LOGANSPORT, Ind. (WLFI) – The developer who wants to build an $800 million power plant in Logansport was represented for the first time in a public meeting Monday night. However, the developer’s name or group is still unknown.
The public information session Monday night rehashed many of the details already known about the new power plant proposed for Logansport. But among the familiar faces of Mayor Ted Franklin and attorney and consultant Brian Bosma was Dick Dilling, a representative for the newly formed Logansport Energy Group LLC.
“It’s kind of a no-brainer for the city,” said Dilling. “You won’t have to pay another dime. If they receive it, they are going to make millions so come on, let’s move forward.”
The purpose Monday was to inform the public about the Development Agreement for the plant. The DA is a supplement to the Power Purchase Agreement, a document that was approved by the city in June.

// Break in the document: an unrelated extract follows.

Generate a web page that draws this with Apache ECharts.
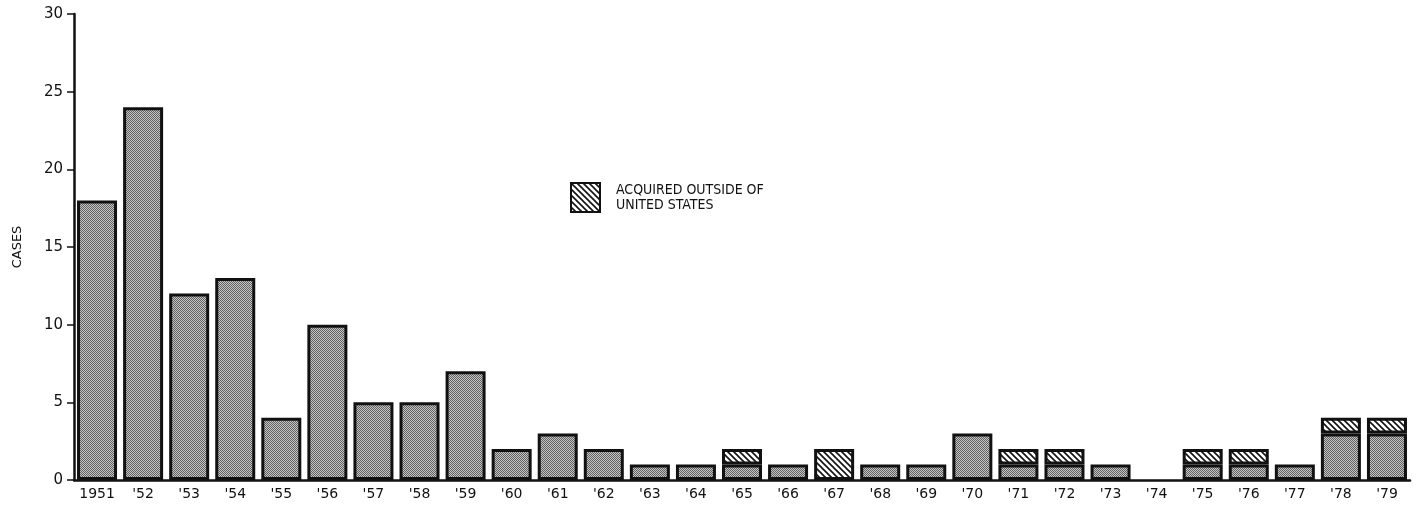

The DA outlines several financial arrangements including that the developer is responsible for paying outside consultant studies, for purchasing the site that will be developed and must reimburse the city for the disposal costs for Logansport’s solid waste. Most notably it spells out that the developer must pay a franchise and due diligence fee of $1.75 million to Logansport to reimburse the city’s costs over the last two years. At the very latest, the fee must be paid by March 31, 2015.
It also provides a project development plan that should provide a schedule and updates for items like preparing design documents, permitting activities, and even providing a public information plan and point of contact.
But for some, the lack of knowledge behind the identity of the Logansport Energy Group is concerning. Even the Logansport Energy Group itself is a name for an entity which replaces Total Concept Solutions LLC.
One dissenter cited an unnamed source who told him a name of someone who may have ties to crime or worse.
But Dilling, himself a Logansport resident and two weeks on the job, said that’s not true.
“We don’t deal with people like that. We have upstanding good customers every day,” said Dilling. “We have the same customers for 30 years, so we won’t deal with a person like that if it’s true.”
Dilling said the reason for the mystery is so that the person spearheading the power plant can choose their financial partners. But if all passes as scheduled in September, he said that will change soon. He expects that the name will be released in two months or less.
“That’s correct,” said Dilling. “You will know the people.”
The Development Agreement is scheduled for votes in front of the city council on Sept. 11 and 17, the Utilities Service Board on Sept. 16 and the Logansport Board of Works on Sept. 18.
If it’s approved, Franklin said the next step is for the developer to produce partial drawings. Then the developer can apply for an air permit, a process that could take anywhere from 9 to 18 months.